**SET PROBLEM:** Nothing outside the lines from the one containing "Convert this diagram to TikZ code." through the one containing "(top) at (521.5,83.5)" should be copied, and no pictures either. Copy those lines exactly.

**GIVEN ENTRIES:**
** BEGIN **

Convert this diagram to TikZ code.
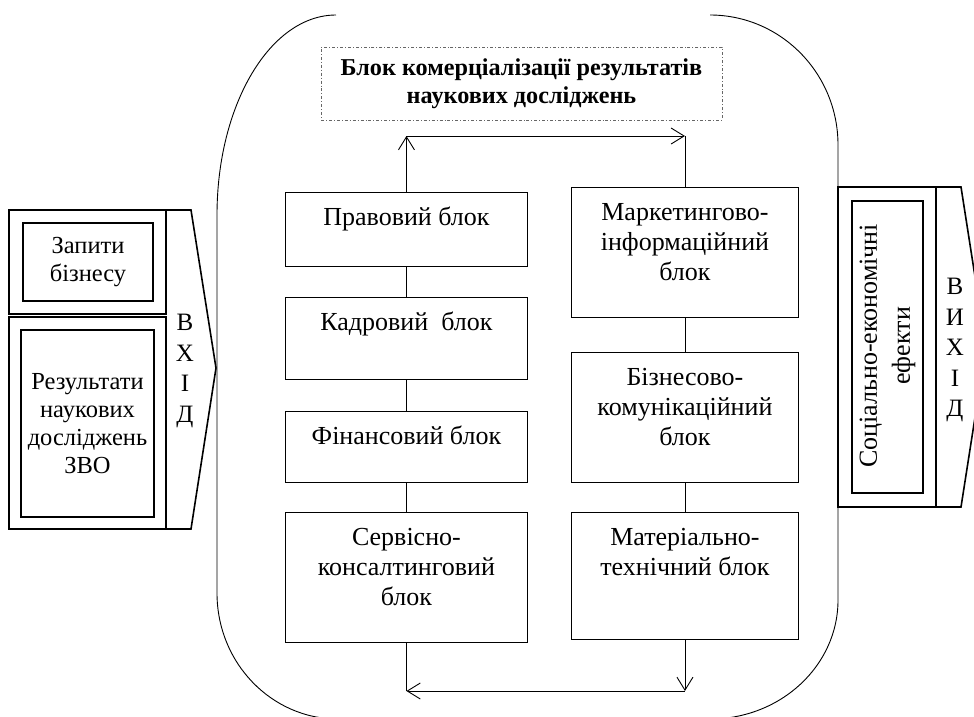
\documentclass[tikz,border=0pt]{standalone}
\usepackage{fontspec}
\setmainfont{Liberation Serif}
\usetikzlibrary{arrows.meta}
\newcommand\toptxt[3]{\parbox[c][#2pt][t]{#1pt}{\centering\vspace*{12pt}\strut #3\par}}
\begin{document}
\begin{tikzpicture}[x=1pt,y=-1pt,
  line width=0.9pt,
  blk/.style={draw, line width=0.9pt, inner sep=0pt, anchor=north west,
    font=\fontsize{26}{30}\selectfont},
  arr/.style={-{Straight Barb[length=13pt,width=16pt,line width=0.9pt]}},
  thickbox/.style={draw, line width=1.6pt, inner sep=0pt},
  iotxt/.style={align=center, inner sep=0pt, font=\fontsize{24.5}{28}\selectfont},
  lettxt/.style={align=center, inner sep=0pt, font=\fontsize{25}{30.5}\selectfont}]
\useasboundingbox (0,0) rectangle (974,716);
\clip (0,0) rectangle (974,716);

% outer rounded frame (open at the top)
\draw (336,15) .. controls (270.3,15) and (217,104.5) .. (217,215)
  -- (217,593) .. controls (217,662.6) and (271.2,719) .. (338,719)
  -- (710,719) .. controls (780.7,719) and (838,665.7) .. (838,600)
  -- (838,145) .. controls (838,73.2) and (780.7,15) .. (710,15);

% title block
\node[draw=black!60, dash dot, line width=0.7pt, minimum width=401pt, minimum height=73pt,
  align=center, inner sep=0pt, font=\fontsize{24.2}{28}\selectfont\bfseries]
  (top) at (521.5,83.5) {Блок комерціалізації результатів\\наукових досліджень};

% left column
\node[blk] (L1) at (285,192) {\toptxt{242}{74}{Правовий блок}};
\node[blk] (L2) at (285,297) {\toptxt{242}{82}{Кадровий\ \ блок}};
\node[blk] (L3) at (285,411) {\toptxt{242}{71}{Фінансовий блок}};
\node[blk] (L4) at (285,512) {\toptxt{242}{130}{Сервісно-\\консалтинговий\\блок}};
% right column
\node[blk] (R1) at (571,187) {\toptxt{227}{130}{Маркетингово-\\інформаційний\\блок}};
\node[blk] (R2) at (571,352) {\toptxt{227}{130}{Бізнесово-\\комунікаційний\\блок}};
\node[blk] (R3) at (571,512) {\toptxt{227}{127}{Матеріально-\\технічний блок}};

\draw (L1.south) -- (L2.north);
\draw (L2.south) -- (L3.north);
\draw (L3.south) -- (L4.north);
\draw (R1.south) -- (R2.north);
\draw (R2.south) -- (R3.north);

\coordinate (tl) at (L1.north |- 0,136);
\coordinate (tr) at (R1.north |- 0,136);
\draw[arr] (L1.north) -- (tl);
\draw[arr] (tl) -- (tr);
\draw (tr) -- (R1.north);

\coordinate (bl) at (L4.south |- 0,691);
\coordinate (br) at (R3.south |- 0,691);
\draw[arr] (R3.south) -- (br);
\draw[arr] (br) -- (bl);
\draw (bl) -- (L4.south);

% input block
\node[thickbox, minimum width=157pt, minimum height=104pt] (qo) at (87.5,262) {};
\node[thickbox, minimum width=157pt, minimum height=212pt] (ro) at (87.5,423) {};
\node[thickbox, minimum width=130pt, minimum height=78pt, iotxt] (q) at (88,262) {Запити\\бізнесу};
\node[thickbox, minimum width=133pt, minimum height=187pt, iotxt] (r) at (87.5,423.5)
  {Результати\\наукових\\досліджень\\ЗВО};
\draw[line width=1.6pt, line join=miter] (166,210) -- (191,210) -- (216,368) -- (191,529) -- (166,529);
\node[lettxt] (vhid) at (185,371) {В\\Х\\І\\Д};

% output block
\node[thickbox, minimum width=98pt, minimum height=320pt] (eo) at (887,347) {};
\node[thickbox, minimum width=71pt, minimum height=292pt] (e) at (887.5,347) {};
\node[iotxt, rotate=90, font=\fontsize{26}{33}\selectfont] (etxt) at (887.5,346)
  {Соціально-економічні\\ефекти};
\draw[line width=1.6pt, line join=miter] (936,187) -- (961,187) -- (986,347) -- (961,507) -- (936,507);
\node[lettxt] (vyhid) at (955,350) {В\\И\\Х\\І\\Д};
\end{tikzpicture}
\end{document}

** END **
** BEGIN **

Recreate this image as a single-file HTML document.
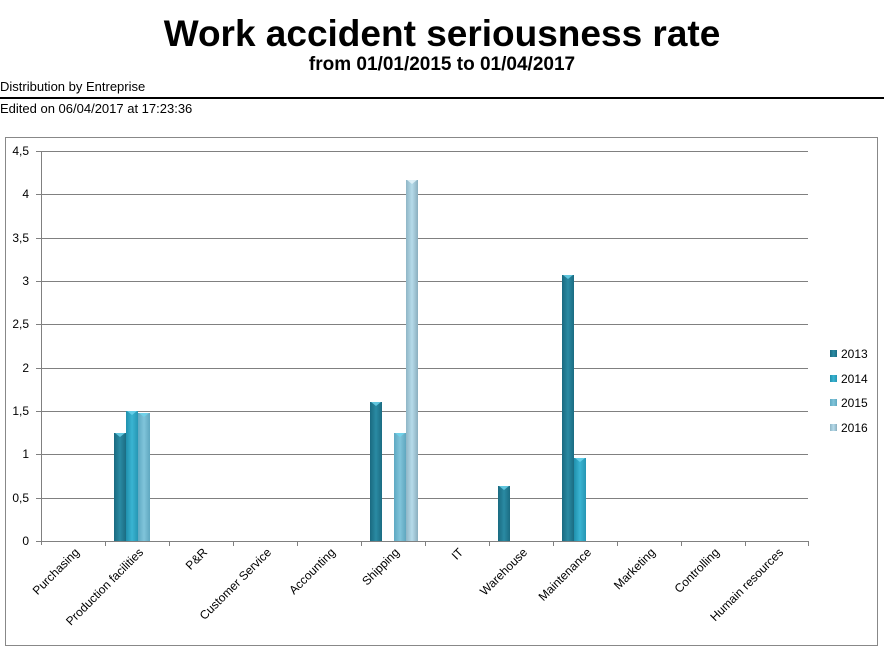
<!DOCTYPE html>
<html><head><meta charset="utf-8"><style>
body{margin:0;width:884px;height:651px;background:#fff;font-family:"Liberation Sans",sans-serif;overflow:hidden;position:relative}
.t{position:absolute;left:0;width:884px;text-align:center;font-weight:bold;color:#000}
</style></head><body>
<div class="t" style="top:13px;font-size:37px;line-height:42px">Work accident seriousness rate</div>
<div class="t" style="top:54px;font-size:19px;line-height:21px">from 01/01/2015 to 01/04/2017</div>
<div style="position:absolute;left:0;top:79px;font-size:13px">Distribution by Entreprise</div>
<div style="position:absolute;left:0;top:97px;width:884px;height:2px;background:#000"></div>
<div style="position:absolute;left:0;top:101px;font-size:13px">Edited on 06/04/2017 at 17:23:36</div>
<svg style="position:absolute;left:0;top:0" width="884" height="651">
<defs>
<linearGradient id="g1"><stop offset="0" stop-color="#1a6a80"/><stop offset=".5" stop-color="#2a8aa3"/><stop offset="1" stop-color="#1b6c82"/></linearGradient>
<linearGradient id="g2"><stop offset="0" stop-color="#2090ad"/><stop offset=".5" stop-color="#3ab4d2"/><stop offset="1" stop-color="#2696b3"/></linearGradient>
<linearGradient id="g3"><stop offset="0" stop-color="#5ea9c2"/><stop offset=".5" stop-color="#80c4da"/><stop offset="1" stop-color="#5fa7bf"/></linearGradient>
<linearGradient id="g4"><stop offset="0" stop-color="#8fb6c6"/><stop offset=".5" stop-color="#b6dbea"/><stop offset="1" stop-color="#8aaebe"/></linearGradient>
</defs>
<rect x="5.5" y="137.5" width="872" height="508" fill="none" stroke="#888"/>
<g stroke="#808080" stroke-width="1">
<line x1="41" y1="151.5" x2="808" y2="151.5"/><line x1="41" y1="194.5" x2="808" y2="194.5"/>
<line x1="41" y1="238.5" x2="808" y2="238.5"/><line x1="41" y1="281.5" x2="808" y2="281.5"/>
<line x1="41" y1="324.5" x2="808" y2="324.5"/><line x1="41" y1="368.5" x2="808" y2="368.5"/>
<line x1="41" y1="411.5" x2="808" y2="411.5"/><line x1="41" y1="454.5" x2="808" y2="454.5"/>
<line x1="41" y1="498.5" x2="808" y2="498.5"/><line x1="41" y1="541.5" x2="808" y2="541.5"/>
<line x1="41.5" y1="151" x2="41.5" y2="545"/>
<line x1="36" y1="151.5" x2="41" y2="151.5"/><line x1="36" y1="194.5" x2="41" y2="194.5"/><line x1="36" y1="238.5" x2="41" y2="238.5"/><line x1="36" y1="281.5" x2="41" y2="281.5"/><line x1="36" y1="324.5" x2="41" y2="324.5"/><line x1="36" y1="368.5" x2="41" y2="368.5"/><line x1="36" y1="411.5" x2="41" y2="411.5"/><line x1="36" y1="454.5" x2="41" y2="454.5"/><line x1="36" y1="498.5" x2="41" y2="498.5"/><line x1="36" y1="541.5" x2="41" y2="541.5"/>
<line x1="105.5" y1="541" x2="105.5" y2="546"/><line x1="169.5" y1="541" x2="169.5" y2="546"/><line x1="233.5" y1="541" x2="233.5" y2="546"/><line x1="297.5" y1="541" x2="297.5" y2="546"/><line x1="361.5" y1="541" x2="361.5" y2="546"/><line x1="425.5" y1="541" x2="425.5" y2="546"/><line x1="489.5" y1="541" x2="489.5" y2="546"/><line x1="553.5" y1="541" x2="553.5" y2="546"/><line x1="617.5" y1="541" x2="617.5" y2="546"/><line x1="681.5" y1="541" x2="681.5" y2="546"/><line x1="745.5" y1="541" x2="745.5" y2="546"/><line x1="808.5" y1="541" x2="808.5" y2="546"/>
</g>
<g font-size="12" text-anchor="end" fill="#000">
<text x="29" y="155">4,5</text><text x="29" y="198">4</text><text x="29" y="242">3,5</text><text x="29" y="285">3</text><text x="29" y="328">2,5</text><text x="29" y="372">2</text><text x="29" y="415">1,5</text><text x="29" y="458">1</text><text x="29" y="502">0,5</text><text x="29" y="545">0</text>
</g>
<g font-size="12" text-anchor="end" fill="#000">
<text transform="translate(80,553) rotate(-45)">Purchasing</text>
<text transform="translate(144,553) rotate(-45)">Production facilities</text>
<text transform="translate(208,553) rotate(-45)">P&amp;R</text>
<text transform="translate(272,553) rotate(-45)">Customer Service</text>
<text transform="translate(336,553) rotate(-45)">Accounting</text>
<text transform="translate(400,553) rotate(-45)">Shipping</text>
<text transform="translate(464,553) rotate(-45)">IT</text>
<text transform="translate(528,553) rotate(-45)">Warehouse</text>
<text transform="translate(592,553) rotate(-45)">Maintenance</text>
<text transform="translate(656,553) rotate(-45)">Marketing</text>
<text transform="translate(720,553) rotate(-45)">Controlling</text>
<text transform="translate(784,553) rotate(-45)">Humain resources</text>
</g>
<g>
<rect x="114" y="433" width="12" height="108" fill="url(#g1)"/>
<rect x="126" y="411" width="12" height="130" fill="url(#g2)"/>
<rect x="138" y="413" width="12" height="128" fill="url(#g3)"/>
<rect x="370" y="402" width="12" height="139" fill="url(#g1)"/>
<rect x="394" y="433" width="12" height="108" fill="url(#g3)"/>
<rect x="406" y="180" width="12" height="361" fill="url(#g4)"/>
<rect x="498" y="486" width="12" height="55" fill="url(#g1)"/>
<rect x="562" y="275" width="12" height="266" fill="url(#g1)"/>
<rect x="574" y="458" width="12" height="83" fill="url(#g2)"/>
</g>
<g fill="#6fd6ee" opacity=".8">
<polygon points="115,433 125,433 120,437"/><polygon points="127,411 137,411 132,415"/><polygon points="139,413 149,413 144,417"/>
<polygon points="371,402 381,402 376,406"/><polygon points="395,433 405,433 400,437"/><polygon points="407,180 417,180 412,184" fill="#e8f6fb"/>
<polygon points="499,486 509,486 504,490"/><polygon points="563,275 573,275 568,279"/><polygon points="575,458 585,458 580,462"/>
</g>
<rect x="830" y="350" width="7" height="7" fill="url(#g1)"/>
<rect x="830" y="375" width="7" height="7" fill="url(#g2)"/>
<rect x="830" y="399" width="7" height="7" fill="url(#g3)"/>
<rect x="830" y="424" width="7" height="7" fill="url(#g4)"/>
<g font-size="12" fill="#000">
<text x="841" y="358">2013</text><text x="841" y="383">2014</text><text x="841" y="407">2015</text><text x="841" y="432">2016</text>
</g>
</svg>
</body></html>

** END **

**SOLVED EXERCISE:**
Convert this diagram to TikZ code.
\documentclass[tikz,border=0pt]{standalone}
\usepackage{fontspec}
\setmainfont{Liberation Serif}
\usetikzlibrary{arrows.meta}
\newcommand\toptxt[3]{\parbox[c][#2pt][t]{#1pt}{\centering\vspace*{12pt}\strut #3\par}}
\begin{document}
\begin{tikzpicture}[x=1pt,y=-1pt,
  line width=0.9pt,
  blk/.style={draw, line width=0.9pt, inner sep=0pt, anchor=north west,
    font=\fontsize{26}{30}\selectfont},
  arr/.style={-{Straight Barb[length=13pt,width=16pt,line width=0.9pt]}},
  thickbox/.style={draw, line width=1.6pt, inner sep=0pt},
  iotxt/.style={align=center, inner sep=0pt, font=\fontsize{24.5}{28}\selectfont},
  lettxt/.style={align=center, inner sep=0pt, font=\fontsize{25}{30.5}\selectfont}]
\useasboundingbox (0,0) rectangle (974,716);
\clip (0,0) rectangle (974,716);

% outer rounded frame (open at the top)
\draw (336,15) .. controls (270.3,15) and (217,104.5) .. (217,215)
  -- (217,593) .. controls (217,662.6) and (271.2,719) .. (338,719)
  -- (710,719) .. controls (780.7,719) and (838,665.7) .. (838,600)
  -- (838,145) .. controls (838,73.2) and (780.7,15) .. (710,15);

% title block
\node[draw=black!60, dash dot, line width=0.7pt, minimum width=401pt, minimum height=73pt,
  align=center, inner sep=0pt, font=\fontsize{24.2}{28}\selectfont\bfseries]
  (top) at (521.5,83.5) {Блок комерціалізації результатів\\наукових досліджень};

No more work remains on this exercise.